Paul Strand was a photographer who enjoyed a long career and produced significant work from the 1910s until shortly before his death in 1976. His early mentor, Alfred Stieglitz, presented Strand’s startlingly abstract work in the last two issues of Camera Work in 1916 and 1917. Printed as photogravures, these early modernist images featured dark shadows, strong contrasts and employed disorienting camera positions. For most of his life, however, Strand produced realistic images of people, places, and things imbued with a strong sense of pathos and humanism.

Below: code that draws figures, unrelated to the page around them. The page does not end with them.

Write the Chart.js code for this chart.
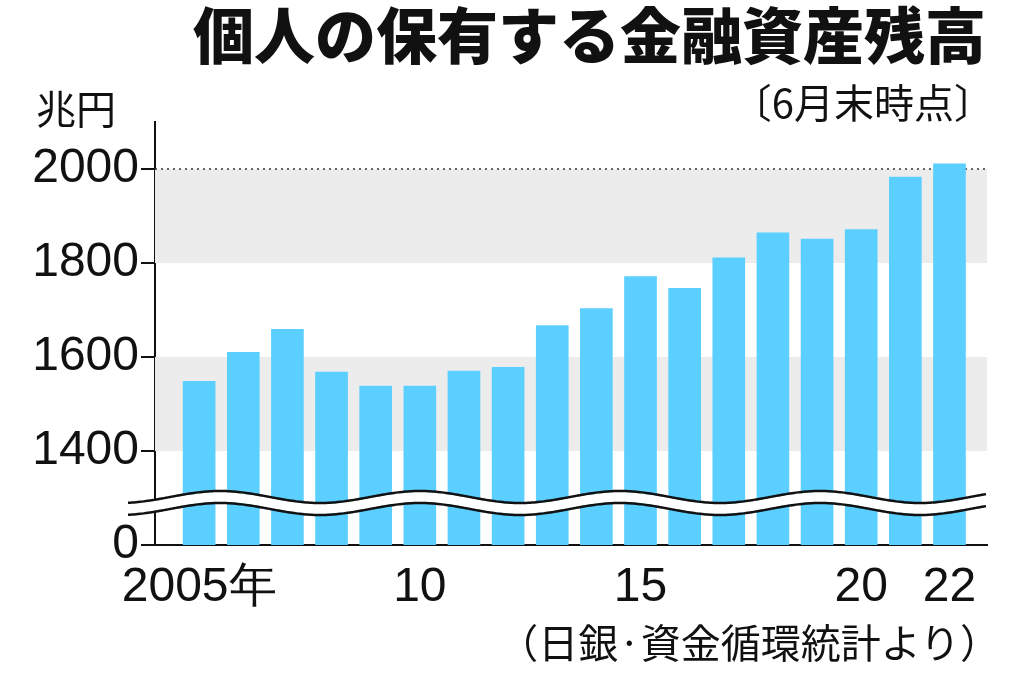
<!DOCTYPE html>
<html><head><meta charset="utf-8">
<script src="https://cdn.jsdelivr.net/npm/chart.js@4/dist/chart.umd.min.js"></script>
<style>
body{margin:0;background:#fff;font-family:"Noto Sans CJK JP",sans-serif;}
#wrap{position:relative;width:1024px;height:678px;}
.t{position:absolute;color:#111;white-space:nowrap;}
</style></head><body>
<div id="wrap">
<canvas id="c" width="1024" height="678"></canvas>
<div class="t" style="right:38px;top:-12px;font-size:61px;font-weight:900;">個人の保有する金融資産残高</div>
<div class="t" style="right:30px;top:72px;font-size:40px;">〔6月末時点〕</div>
<div class="t" style="left:36px;top:78px;font-size:40px;">兆円</div>
<div class="t" style="right:24px;top:612px;font-size:40px;">（日銀·資金循環統計より）</div>
</div>
<script>
const years=[2005,2006,2007,2008,2009,2010,2011,2012,2013,2014,2015,2016,2017,2018,2019,2020,2021,2022];
const values=[1548,1610,1659,1568,1538,1538,1570,1578,1667,1703,1771,1746,1811,1864,1851,1871,1983,2011];
const xLabels={2005:'2005年',2010:'10',2015:'15',2020:'20',2022:'22'};
const yLabels={1200:'0',1400:'1400',1600:'1600',1800:'1800',2000:'2000'};
const bands=[[1400,1600],[1800,2000]];
const deco={id:'deco',
beforeDatasetsDraw(ch){const {ctx,chartArea:a,scales:{y}}=ch;ctx.save();ctx.fillStyle='#ececec';
for(const [l,h] of bands){ctx.fillRect(a.left,y.getPixelForValue(h),a.right-a.left,y.getPixelForValue(l)-y.getPixelForValue(h));}
ctx.strokeStyle='#333';ctx.setLineDash([2,4]);ctx.lineWidth=1.5;ctx.beginPath();const p=y.getPixelForValue(2000);ctx.moveTo(a.left,p);ctx.lineTo(a.right,p);ctx.stroke();ctx.restore();},
afterDatasetsDraw(ch){const {ctx,chartArea:a}=ch;ctx.save();const x0=128,x1=a.right,yc=503,amp=6,per=200;
const w=x=>yc+amp*Math.cos((x-120)/per*2*Math.PI);
ctx.fillStyle='#fff';ctx.beginPath();for(let x=x0;x<=x1;x+=2)ctx.lineTo(x,w(x)-5);for(let x=x1;x>=x0;x-=2)ctx.lineTo(x,w(x)+5);ctx.closePath();ctx.fill();
ctx.strokeStyle='#111';ctx.lineWidth=2.5;for(const d of[-6,6]){ctx.beginPath();for(let x=x0;x<=x1;x+=2){x==x0?ctx.moveTo(x,w(x)+d):ctx.lineTo(x,w(x)+d);}ctx.stroke();}
ctx.restore();}};
new Chart(document.getElementById('c'),{type:'bar',
data:{datasets:[{data:years.map((yr,i)=>({x:yr,y:values[i]})),backgroundColor:'#5bcfff',barThickness:32}]},
options:{responsive:false,animation:false,layout:{padding:{top:122,right:37,left:0,bottom:0}},
plugins:{legend:{display:false},tooltip:{enabled:false}},
scales:{
x:{type:'linear',min:2004,max:2022.85,offset:false,grid:{display:false},border:{color:'#111',width:2},afterFit(s){s.height=133;},
afterBuildTicks(s){s.ticks=years.map(v=>({value:v}));},
ticks:{autoSkip:false,maxRotation:0,color:'#111',padding:6,font:{size:48,family:'Liberation Sans'},callback(v){return xLabels[v]||'';}}},
y:{min:1200,max:2100,afterFit(s){s.width=155;},border:{color:'#111',width:2},
grid:{drawOnChartArea:false,tickLength:14,color:'#111',lineWidth:2},
ticks:{stepSize:100,color:'#111',padding:2,font:{size:48,family:'Liberation Sans'},callback(v){return yLabels[v]||'';}}}}},
plugins:[deco]});
</script></body></html>
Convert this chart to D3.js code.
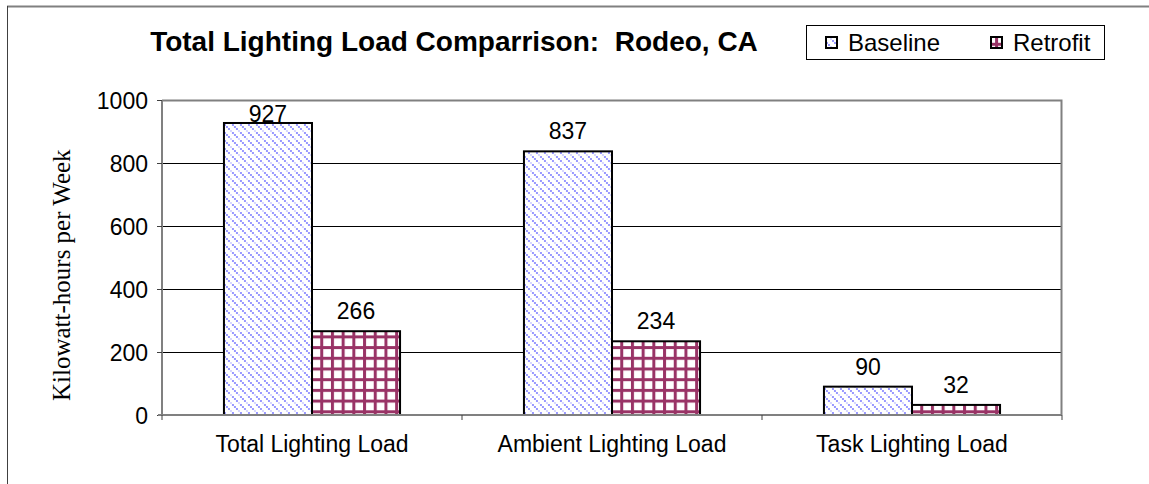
<!DOCTYPE html>
<html>
<head>
<meta charset="utf-8">
<script src="https://cdn.jsdelivr.net/npm/d3@7"></script>
<style>
  body { margin: 0; background: #fff; }
  svg { display: block; font-family: "Liberation Sans", Arial, sans-serif; }
</style>
</head>
<body>
<script>
// Data
var categories = ["Total Lighting Load", "Ambient Lighting Load", "Task Lighting Load"];
var seriesNames = ["Baseline", "Retrofit"];
var baseline = [927, 837, 90];
var retrofit = [266, 234, 32];
var yTicks = [0, 200, 400, 600, 800, 1000];

var W = 1149, H = 484;
var margin = { top: 100, right: 87, bottom: 69, left: 162 },
  width = W - margin.left - margin.right,
  height = H - margin.top - margin.bottom;

var svg = d3.select("body").append("svg")
  .attr("width", W)
  .attr("height", H);

// Patterns for the two series
var defs = svg.append("defs");
var pBase = defs.append("pattern")
  .attr("id", "pBase")
  .attr("patternUnits", "userSpaceOnUse")
  .attr("width", 8).attr("height", 8);
pBase.append("rect").attr("width", 8).attr("height", 8).attr("fill", "#fff");
[0, 2, 4, 6].forEach(function(i) {
  pBase.append("rect").attr("x", i).attr("y", i).attr("width", 2).attr("height", 2)
    .attr("fill", i == 6 ? "#d6d6ff" : "#9999ff");
});

var pRetro = defs.append("pattern")
  .attr("id", "pRetro")
  .attr("patternUnits", "userSpaceOnUse")
  .attr("width", 10.7).attr("height", 10.7);
pRetro.append("rect").attr("width", 10.7).attr("height", 10.7).attr("fill", "#fff");
pRetro.append("rect").attr("x", 0).attr("y", 0).attr("width", 3).attr("height", 10.7).attr("fill", "#993366");
pRetro.append("rect").attr("x", 0).attr("y", 0).attr("width", 10.7).attr("height", 3).attr("fill", "#993366");

// Outer chart frame (top and left edges)
svg.append("line").attr("x1", 7).attr("y1", 6.5).attr("x2", W).attr("y2", 6.5)
  .attr("stroke", "#808080").attr("stroke-width", 2);
svg.append("line").attr("x1", 7.5).attr("y1", 6).attr("x2", 7.5).attr("y2", H)
  .attr("stroke", "#404040").attr("stroke-width", 1);

var chart = svg.append("g")
  .attr("transform", "translate(" + margin.left + "," + margin.top + ")");

// Scales
var x0 = d3.scaleBand().domain(categories).range([0, width]);
var y = d3.scaleLinear().domain([0, 1000]).range([height, 0]);
var groupW = x0.bandwidth() * 0.587;
var x1 = d3.scaleBand().domain(seriesNames).range([0, groupW]);

// Gridlines
chart.selectAll(".grid")
  .data(yTicks.filter(function(d) { return d > 0 && d < 1000; }))
  .enter().append("line")
  .attr("x1", 0).attr("x2", width)
  .attr("y1", function(d) { return Math.round(y(d)) + 0.5; })
  .attr("y2", function(d) { return Math.round(y(d)) + 0.5; })
  .attr("stroke", "#000").attr("stroke-width", 1);

// Plot area border (top and right)
chart.append("path")
  .attr("d", "M0,0.5H" + (width - 0.5) + "V" + height)
  .attr("fill", "none").attr("stroke", "#808080").attr("stroke-width", 2);

// Bars
var series = [
  { name: "Baseline", values: baseline, fill: "url(#pBase)" },
  { name: "Retrofit", values: retrofit, fill: "url(#pRetro)" }
];

var groups = chart.selectAll(".cat")
  .data(categories)
  .enter().append("g")
  .attr("transform", function(d) {
    return "translate(" + (x0(d) + (x0.bandwidth() - groupW) / 2) + ",0)";
  });

groups.each(function(cat, ci) {
  var g = d3.select(this);
  series.forEach(function(s) {
    var v = s.values[ci];
    g.append("rect")
      .attr("x", x1(s.name))
      .attr("y", y(v))
      .attr("width", x1.bandwidth())
      .attr("height", height - y(v))
      .attr("fill", s.fill)
      .attr("stroke", "#000")
      .attr("stroke-width", 2);
    g.append("text")
      .attr("x", x1(s.name) + x1.bandwidth() / 2)
      .attr("y", Math.max(y(v) - 12, 22))
      .attr("text-anchor", "middle")
      .style("font-size", "23px")
      .text(v);
  });
});

// Axes
var yAxis = d3.axisLeft(y).tickValues(yTicks).tickFormat(d3.format("d")).tickSize(5).tickPadding(9);
var yg = chart.append("g").call(yAxis);
yg.select(".domain").attr("stroke", "#808080").attr("stroke-width", 2).attr("d", "M0,0V" + height);
yg.selectAll(".tick line").attr("stroke", "#404040");
yg.selectAll(".tick text").style("font-size", "23px").attr("fill", "#000").attr("dy", "0.35em");

var xAxis = d3.axisBottom(x0).tickSize(0).tickPadding(21);
var xg = chart.append("g")
  .attr("transform", "translate(0," + height + ")")
  .call(xAxis);
xg.select(".domain").attr("stroke", "#808080").attr("stroke-width", 2).attr("d", "M-4,0H" + width);
xg.selectAll(".tick text").style("font-size", "23px").attr("fill", "#000");
// small tick marks at category boundaries
chart.selectAll(".xtick")
  .data([0, 1, 2, 3])
  .enter().append("line")
  .attr("x1", function(d) { return d * x0.bandwidth(); })
  .attr("x2", function(d) { return d * x0.bandwidth(); })
  .attr("y1", height).attr("y2", height + 5)
  .attr("stroke", "#404040");

// Y axis title
svg.append("text")
  .attr("transform", "translate(70,401) rotate(-90)")
  .attr("text-anchor", "start")
  .style("font-family", "'Liberation Serif', 'Times New Roman', serif")
  .style("font-size", "25px")
  .text("Kilowatt-hours per Week");

// Title
svg.append("text")
  .attr("x", 454)
  .attr("y", 51)
  .attr("text-anchor", "middle")
  .attr("xml:space", "preserve")
  .style("white-space", "pre")
  .style("font-size", "28px")
  .style("font-weight", "bold")
  .text("Total Lighting Load Comparrison:  Rodeo, CA");

// Legend
var legend = svg.append("g");
legend.append("rect")
  .attr("x", 806.5).attr("y", 25.5).attr("width", 298).attr("height", 34)
  .attr("fill", "#fff").attr("stroke", "#000");
var legX = [826, 991];
series.forEach(function(s, i) {
  legend.append("rect")
    .attr("x", legX[i]).attr("y", 37).attr("width", 11).attr("height", 11)
    .attr("fill", s.fill).attr("stroke", "#000").attr("stroke-width", 2);
  legend.append("text")
    .attr("x", legX[i] + 22).attr("y", 51)
    .style("font-size", "24px")
    .text(s.name);
});
</script>
</body>
</html>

Strand, a lasting proponent of photogravure, chose the process for his seminal portfolio Photographs Of Mexico in 1940–1927. Years later, he reissued it as The Mexican Portfolio. The twenty images in these portfolios, printed from the same set of plates, reveal Strand’s compassion for the country’s indigenous people. In 1931 Strand photographed in New Mexico and moved south of the border the following year. In 1933 he sensitively photographed Mexican buildings, religious objects, and people, celebrating their pride, dignity, and endurance. These post-revolutionary themes recurred in the work of contemporaneous Mexican painters, such as Diego Rivera.
Strand’s commitment to using high-quality photogravures for both Mexican portfolios is a clear testament to his belief that the photogravure process was capable of producing the finest results achievable in photographic printmaking.